---------- SUPPLIED ENTRIES ----------
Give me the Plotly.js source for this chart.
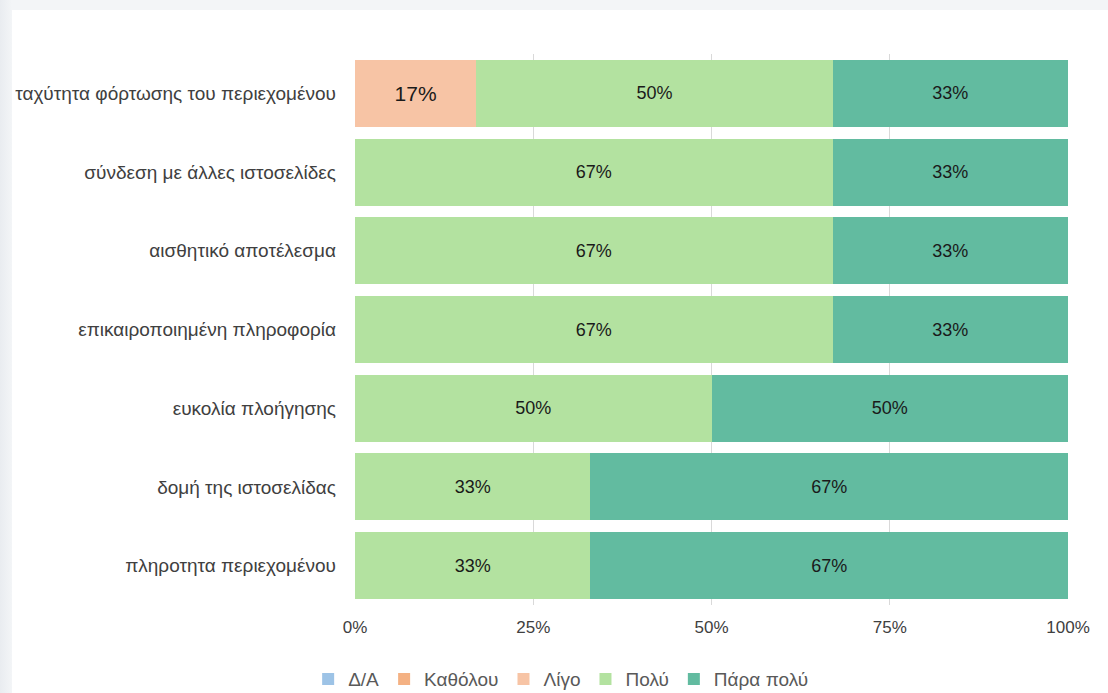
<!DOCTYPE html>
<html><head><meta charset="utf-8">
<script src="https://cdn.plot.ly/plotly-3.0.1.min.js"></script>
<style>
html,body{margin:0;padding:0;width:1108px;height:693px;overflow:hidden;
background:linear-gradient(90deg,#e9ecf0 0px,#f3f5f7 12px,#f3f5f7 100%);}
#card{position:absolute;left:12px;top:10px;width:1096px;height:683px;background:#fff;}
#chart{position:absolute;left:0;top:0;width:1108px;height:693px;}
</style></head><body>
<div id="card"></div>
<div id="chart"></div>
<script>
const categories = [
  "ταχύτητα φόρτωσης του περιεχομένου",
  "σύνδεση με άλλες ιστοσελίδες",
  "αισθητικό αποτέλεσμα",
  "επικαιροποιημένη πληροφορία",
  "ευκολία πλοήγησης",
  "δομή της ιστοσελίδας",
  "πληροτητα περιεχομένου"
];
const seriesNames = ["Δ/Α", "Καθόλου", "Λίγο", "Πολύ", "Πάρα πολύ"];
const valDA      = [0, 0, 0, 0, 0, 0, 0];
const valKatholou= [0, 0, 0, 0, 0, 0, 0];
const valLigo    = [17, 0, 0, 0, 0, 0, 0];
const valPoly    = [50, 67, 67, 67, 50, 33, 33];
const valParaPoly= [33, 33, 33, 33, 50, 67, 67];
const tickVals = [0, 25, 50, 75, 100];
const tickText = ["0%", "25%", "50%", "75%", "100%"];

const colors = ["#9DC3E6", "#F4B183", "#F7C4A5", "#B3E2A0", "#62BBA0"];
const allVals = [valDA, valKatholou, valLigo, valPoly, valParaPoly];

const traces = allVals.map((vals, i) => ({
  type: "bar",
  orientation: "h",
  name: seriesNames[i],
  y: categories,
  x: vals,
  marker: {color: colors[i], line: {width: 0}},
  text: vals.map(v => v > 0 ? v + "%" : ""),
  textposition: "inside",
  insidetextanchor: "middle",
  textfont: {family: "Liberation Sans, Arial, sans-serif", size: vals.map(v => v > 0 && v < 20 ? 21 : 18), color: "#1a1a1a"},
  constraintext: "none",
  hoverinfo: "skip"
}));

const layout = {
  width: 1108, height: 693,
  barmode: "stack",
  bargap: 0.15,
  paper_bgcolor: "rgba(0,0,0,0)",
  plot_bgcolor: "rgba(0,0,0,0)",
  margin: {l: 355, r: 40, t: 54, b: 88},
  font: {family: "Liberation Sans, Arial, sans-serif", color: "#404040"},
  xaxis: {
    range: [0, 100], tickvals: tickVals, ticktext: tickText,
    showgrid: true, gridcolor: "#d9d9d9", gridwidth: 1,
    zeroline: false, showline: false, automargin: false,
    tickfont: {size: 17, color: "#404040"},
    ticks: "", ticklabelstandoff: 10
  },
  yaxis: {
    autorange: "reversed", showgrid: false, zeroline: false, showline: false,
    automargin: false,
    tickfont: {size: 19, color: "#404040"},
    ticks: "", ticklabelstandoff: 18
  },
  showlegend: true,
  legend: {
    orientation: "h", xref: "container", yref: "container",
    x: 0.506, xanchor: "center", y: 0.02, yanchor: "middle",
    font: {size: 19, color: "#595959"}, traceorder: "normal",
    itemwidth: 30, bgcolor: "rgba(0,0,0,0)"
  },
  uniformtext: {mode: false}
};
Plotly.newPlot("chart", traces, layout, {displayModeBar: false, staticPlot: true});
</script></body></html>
----------
---------- SUPPLIED ENTRIES ----------
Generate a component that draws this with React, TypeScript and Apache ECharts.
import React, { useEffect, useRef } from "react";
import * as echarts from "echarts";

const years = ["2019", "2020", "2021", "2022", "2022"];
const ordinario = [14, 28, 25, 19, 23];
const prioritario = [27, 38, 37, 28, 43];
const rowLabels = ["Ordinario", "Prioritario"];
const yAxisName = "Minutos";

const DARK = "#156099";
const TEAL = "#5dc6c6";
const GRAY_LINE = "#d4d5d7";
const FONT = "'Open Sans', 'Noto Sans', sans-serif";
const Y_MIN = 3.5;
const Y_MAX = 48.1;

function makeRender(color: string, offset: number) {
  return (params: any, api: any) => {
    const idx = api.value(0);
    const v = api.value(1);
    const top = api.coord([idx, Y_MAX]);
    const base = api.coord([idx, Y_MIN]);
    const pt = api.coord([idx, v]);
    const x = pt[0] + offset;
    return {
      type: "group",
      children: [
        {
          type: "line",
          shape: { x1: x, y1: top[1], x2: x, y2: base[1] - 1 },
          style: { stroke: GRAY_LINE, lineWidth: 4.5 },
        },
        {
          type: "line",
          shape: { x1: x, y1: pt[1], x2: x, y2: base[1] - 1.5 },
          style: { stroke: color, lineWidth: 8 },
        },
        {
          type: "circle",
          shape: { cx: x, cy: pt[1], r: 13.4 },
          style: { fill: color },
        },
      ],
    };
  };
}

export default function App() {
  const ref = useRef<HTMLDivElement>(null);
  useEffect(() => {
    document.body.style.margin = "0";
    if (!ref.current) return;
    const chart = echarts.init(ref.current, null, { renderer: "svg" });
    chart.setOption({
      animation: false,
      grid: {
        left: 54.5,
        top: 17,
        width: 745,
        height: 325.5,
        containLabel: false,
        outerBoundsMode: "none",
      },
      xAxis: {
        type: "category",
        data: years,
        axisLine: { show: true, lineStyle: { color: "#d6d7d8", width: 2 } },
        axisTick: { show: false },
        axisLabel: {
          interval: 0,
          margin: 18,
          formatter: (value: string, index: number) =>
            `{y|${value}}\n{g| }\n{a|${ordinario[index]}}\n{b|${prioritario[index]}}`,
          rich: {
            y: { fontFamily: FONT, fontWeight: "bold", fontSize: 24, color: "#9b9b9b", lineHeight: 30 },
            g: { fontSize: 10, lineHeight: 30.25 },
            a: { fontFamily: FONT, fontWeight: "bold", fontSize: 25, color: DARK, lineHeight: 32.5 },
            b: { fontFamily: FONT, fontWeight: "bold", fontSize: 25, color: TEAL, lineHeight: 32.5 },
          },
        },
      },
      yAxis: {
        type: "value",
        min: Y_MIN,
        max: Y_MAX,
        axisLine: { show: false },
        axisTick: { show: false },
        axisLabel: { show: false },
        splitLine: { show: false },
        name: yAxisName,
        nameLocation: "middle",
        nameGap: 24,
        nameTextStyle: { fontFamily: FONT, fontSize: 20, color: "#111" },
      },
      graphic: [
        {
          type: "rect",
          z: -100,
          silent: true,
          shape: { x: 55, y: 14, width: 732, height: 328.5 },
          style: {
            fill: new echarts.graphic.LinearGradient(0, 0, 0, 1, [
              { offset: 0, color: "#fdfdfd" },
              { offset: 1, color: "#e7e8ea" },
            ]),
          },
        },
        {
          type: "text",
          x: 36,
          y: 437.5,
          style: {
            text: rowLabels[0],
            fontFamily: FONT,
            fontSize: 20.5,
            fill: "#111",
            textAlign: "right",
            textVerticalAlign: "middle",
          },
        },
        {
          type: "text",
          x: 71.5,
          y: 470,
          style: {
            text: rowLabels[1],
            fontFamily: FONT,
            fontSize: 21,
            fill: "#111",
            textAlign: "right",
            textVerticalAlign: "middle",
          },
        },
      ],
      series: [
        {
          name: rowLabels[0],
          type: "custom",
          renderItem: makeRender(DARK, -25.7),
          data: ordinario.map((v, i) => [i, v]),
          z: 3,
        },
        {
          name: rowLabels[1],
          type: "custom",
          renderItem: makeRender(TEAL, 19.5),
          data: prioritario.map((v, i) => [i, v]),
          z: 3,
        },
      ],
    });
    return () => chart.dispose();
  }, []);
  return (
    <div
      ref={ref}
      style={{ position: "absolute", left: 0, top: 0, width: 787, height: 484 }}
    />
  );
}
----------
### WORK REQUIRED
Both the line with "Give me the Plotly.js source for this chart." and the line with "valLigo, valPoly, valParaPoly];" belong in the copy, along with every line between them; set them down exactly and skip the pictures.

### ANSWER TO THE TASK
Give me the Plotly.js source for this chart.
<!DOCTYPE html>
<html><head><meta charset="utf-8">
<script src="https://cdn.plot.ly/plotly-3.0.1.min.js"></script>
<style>
html,body{margin:0;padding:0;width:1108px;height:693px;overflow:hidden;
background:linear-gradient(90deg,#e9ecf0 0px,#f3f5f7 12px,#f3f5f7 100%);}
#card{position:absolute;left:12px;top:10px;width:1096px;height:683px;background:#fff;}
#chart{position:absolute;left:0;top:0;width:1108px;height:693px;}
</style></head><body>
<div id="card"></div>
<div id="chart"></div>
<script>
const categories = [
  "ταχύτητα φόρτωσης του περιεχομένου",
  "σύνδεση με άλλες ιστοσελίδες",
  "αισθητικό αποτέλεσμα",
  "επικαιροποιημένη πληροφορία",
  "ευκολία πλοήγησης",
  "δομή της ιστοσελίδας",
  "πληροτητα περιεχομένου"
];
const seriesNames = ["Δ/Α", "Καθόλου", "Λίγο", "Πολύ", "Πάρα πολύ"];
const valDA      = [0, 0, 0, 0, 0, 0, 0];
const valKatholou= [0, 0, 0, 0, 0, 0, 0];
const valLigo    = [17, 0, 0, 0, 0, 0, 0];
const valPoly    = [50, 67, 67, 67, 50, 33, 33];
const valParaPoly= [33, 33, 33, 33, 50, 67, 67];
const tickVals = [0, 25, 50, 75, 100];
const tickText = ["0%", "25%", "50%", "75%", "100%"];

const colors = ["#9DC3E6", "#F4B183", "#F7C4A5", "#B3E2A0", "#62BBA0"];
const allVals = [valDA, valKatholou, valLigo, valPoly, valParaPoly];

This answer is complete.